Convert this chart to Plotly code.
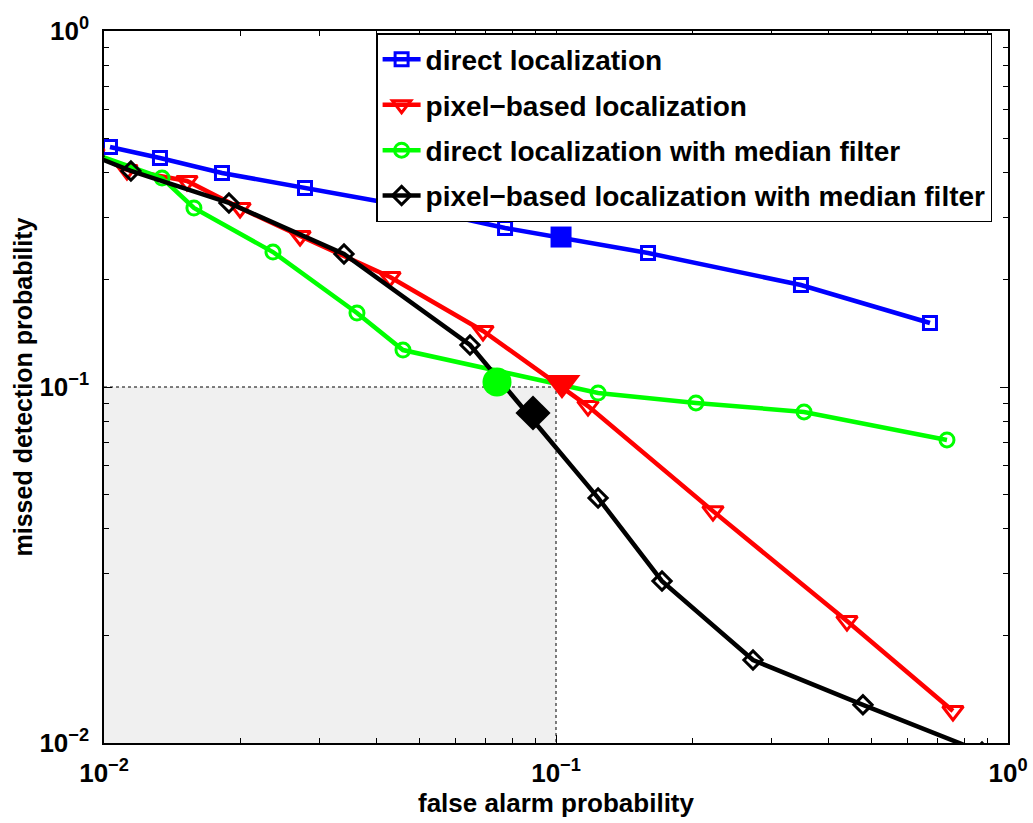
import plotly.graph_objects as go

# ---------------- data ----------------
blue_x = [0.01031, 0.01330, 0.01824, 0.02784, 0.04634, 0.07714, 0.1598, 0.3483, 0.6720]
blue_y = [0.4722, 0.4396, 0.3992, 0.3622, 0.3225, 0.2797, 0.2378, 0.1934, 0.1513]

red_x = [0.0095, 0.01124, 0.01526, 0.02000, 0.02715, 0.04293, 0.06894, 0.1177, 0.2225, 0.4403, 0.7555]
red_y = [0.452, 0.4071, 0.3792, 0.3183, 0.2655, 0.2037, 0.1437, 0.0884, 0.0448, 0.0220, 0.0123]

green_x = [0.0095, 0.01344, 0.01581, 0.02365, 0.03628, 0.04586, 0.1239, 0.2040, 0.3538, 0.7328]
green_y = [0.452, 0.3864, 0.3183, 0.2394, 0.1614, 0.1270, 0.0962, 0.0902, 0.0851, 0.0710]

black_x = [0.0095, 0.01147, 0.01890, 0.03396, 0.06453, 0.1239, 0.1716, 0.2728, 0.4776, 0.8760]
black_y = [0.445, 0.4045, 0.3288, 0.2364, 0.1312, 0.0488, 0.0285, 0.0171, 0.0128, 0.00943]

# operating points (big filled markers)
op_x = {"blue": 0.1026, "red": 0.1031, "green": 0.07404, "black": 0.08895}
op_y = {"blue": 0.2638, "red": 0.1026, "green": 0.1033, "black": 0.0845}

names = ["direct localization",
         "pixel\u2212based localization",
         "direct localization with median filter",
         "pixel\u2212based localization with median filter"]

# target region
target_x = [0.01, 0.1]
target_y = [0.01, 0.1]

x_ticks = [0.01, 0.1, 1]
x_ticktext = ["10<sup>\u22122</sup>", "10<sup>\u22121</sup>", "10<sup>0</sup>"]
y_ticks = [0.01, 0.1, 1]
y_ticktext = ["10<sup>\u22122</sup>", "10<sup>\u22121</sup>", "10<sup>0</sup>"]
minor_vals = [m * d for d in (0.01, 0.1) for m in range(2, 10)]

FONT = "Liberation Sans, Arial, Helvetica, sans-serif"

fig = go.Figure()

# shaded target area
fig.add_trace(go.Scatter(
    x=[target_x[0], target_x[1], target_x[1], target_x[0], target_x[0]],
    y=[target_y[0], target_y[0], target_y[1], target_y[1], target_y[0]],
    fill="toself", fillcolor="#f0f0f0", mode="none",
    showlegend=False, hoverinfo="skip"))
fig.add_trace(go.Scatter(
    x=[target_x[0], target_x[1], target_x[1]],
    y=[target_y[1], target_y[1], target_y[0]],
    mode="lines", line=dict(color="black", width=1, dash="3px,3px"),
    showlegend=False, hoverinfo="skip"))

series = [
    ("blue", "#0000ff", blue_x, blue_y, "square-open", 13, "square", 21),
    ("red", "#ff0000", red_x, red_y, "triangle-down-open", 18, "triangle-down", 32),
    ("green", "#00ff00", green_x, green_y, "circle-open", 14, "circle", 29),
    ("black", "#000000", black_x, black_y, "diamond-open", 14, "diamond", 27),
]

for i, (key, col, xs, ys, sym, sz, bigsym, bigsz) in enumerate(series):
    fig.add_trace(go.Scatter(
        x=xs, y=ys, mode="lines+markers", name=names[i],
        legendgroup=key,
        line=dict(color=col, width=4.5),
        marker=dict(symbol=sym, size=sz, color=col, line=dict(width=3, color=col)),
        cliponaxis=True))

for i, (key, col, xs, ys, sym, sz, bigsym, bigsz) in enumerate(series):
    fig.add_trace(go.Scatter(
        x=[op_x[key]], y=[op_y[key]], mode="markers", showlegend=False,
        legendgroup=key,
        marker=dict(symbol=bigsym, size=bigsz, color=col, line=dict(width=0))))

axis_common = dict(
    type="log", showgrid=False, zeroline=False, automargin=False,
    showline=True, linecolor="black", linewidth=1.5, mirror="allticks",
    ticks="inside", ticklen=8, tickwidth=1, tickcolor="black",
    tickfont=dict(family=FONT, size=26, color="black", weight="bold"),
    minor=dict(tickvals=minor_vals, ticks="inside", ticklen=5, tickwidth=1, tickcolor="black", showgrid=False),
)

fig.update_layout(
    width=1033, height=823,
    margin=dict(l=104, r=25, t=31, b=80),
    paper_bgcolor="white", plot_bgcolor="white",
    font=dict(family=FONT, color="black"),
    xaxis=dict(axis_common, range=[-2, 0], tickvals=x_ticks, ticktext=x_ticktext,
               ticklabelstandoff=6,
               title=dict(text="false alarm probability", standoff=2,
                          font=dict(family=FONT, size=26, color="black", weight="bold"))),
    yaxis=dict(axis_common, range=[-2, 0], tickvals=y_ticks, ticktext=y_ticktext,
               ticklabelstandoff=8,
               title=dict(text="missed detection probability", standoff=0,
                          font=dict(family=FONT, size=25, color="black", weight="bold"))),
    legend=dict(x=0.301, y=0.997, xanchor="left", yanchor="top",
                bgcolor="white", bordercolor="black", borderwidth=1.5,
                traceorder="grouped", tracegroupgap=6, itemwidth=38,
                font=dict(family=FONT, size=28, color="black", weight="bold")),
    showlegend=True,
)

fig.write_html("out.html")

* * * * * * * * *

- _WHAT TO WORK ON_
Could the lines from the top of the material through the line with "target_y = [0.01, 0.1]" be repeated exactly, pictures left out?

- _RESPONSE TO THIS EXERCISE_
Convert this chart to Plotly code.
import plotly.graph_objects as go

# ---------------- data ----------------
blue_x = [0.01031, 0.01330, 0.01824, 0.02784, 0.04634, 0.07714, 0.1598, 0.3483, 0.6720]
blue_y = [0.4722, 0.4396, 0.3992, 0.3622, 0.3225, 0.2797, 0.2378, 0.1934, 0.1513]

red_x = [0.0095, 0.01124, 0.01526, 0.02000, 0.02715, 0.04293, 0.06894, 0.1177, 0.2225, 0.4403, 0.7555]
red_y = [0.452, 0.4071, 0.3792, 0.3183, 0.2655, 0.2037, 0.1437, 0.0884, 0.0448, 0.0220, 0.0123]

green_x = [0.0095, 0.01344, 0.01581, 0.02365, 0.03628, 0.04586, 0.1239, 0.2040, 0.3538, 0.7328]
green_y = [0.452, 0.3864, 0.3183, 0.2394, 0.1614, 0.1270, 0.0962, 0.0902, 0.0851, 0.0710]

black_x = [0.0095, 0.01147, 0.01890, 0.03396, 0.06453, 0.1239, 0.1716, 0.2728, 0.4776, 0.8760]
black_y = [0.445, 0.4045, 0.3288, 0.2364, 0.1312, 0.0488, 0.0285, 0.0171, 0.0128, 0.00943]

# operating points (big filled markers)
op_x = {"blue": 0.1026, "red": 0.1031, "green": 0.07404, "black": 0.08895}
op_y = {"blue": 0.2638, "red": 0.1026, "green": 0.1033, "black": 0.0845}

names = ["direct localization",
         "pixel\u2212based localization",
         "direct localization with median filter",
         "pixel\u2212based localization with median filter"]

# target region
target_x = [0.01, 0.1]
target_y = [0.01, 0.1]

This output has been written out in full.